Tokenization is emerging as one of the most disruptive trends in global finance as crypto firms and traditional institutions race to turn real world assets into blockchain based instruments. Industry leaders argue that tokenizing equities, funds, and private assets could lower barriers to entry, expand liquidity, and modernize trading by enabling around the clock global access. Executives at firms such as Robinhood have publicly framed tokenization as a structural shift comparable to the digitization of media, suggesting it could democratize access to investments historically reserved for institutions and wealthy insiders. The rapid growth of stablecoins has further fueled this momentum by familiarizing markets with on chain representations of traditional value. Supporters see tokenization as a natural extension of this evolution, particularly as crypto markets surge and political leadership in the United States signals a more permissive stance toward digital assets.
At the same time, critics warn that the rush to tokenize securities risks undermining decades of investor protections embedded in existing securities law. Legal experts argue that wrapping assets in tokens does not change their fundamental nature, even if the technology alters how they trade. Regulatory uncertainty has already surfaced, especially around tokenized shares of private companies that lack the disclosure requirements applied to public firms. Previous attempts at tokenized securities have faced pushback from regulators abroad, and questions remain about whether some offerings are being used as a form of regulatory arbitrage. While Wall Street giants such as BlackRock and Franklin Templeton have launched tokenized money market products within regulated frameworks, other initiatives have tested legal boundaries, prompting caution from academics and former regulators concerned about systemic risk.

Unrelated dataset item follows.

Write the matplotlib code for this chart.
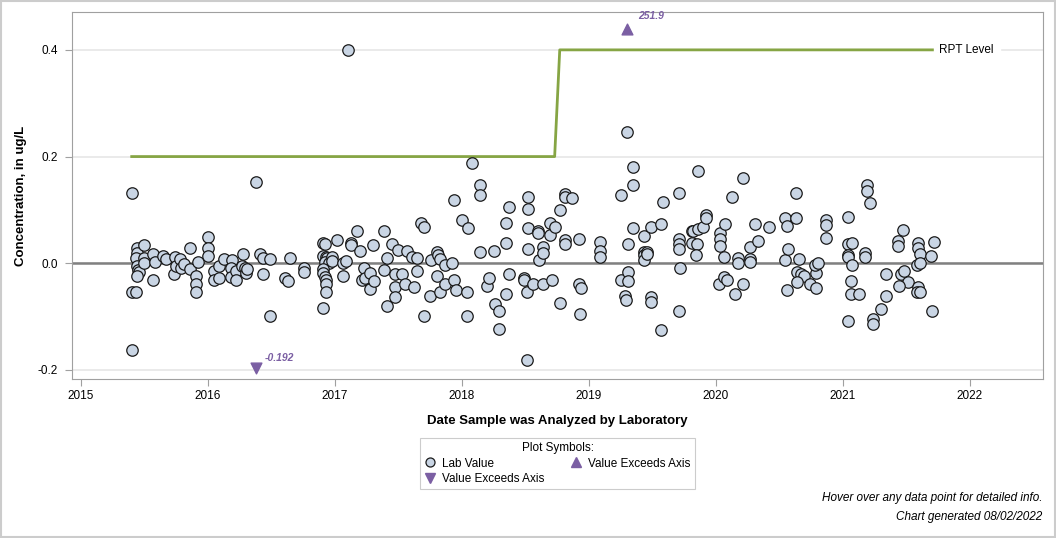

The policy environment under President Donald Trump has accelerated experimentation, with the administration promoting what it has called a more innovation friendly era for crypto. Officials at the U.S. Securities and Exchange Commission have acknowledged tokenization as a legitimate area of innovation while emphasizing that disclosure and compliance obligations still apply. Recent controversy surrounding tokenized representations of private companies has underscored the tension between innovation and consent from issuers themselves. As tokenization expands beyond public markets into private equity and alternative assets, regulators, companies, and investors are confronting fundamental questions about how far blockchain based finance can go without eroding trust. The outcome is likely to shape whether tokenization becomes a mainstream pillar of capital markets or a source of renewed legal conflict.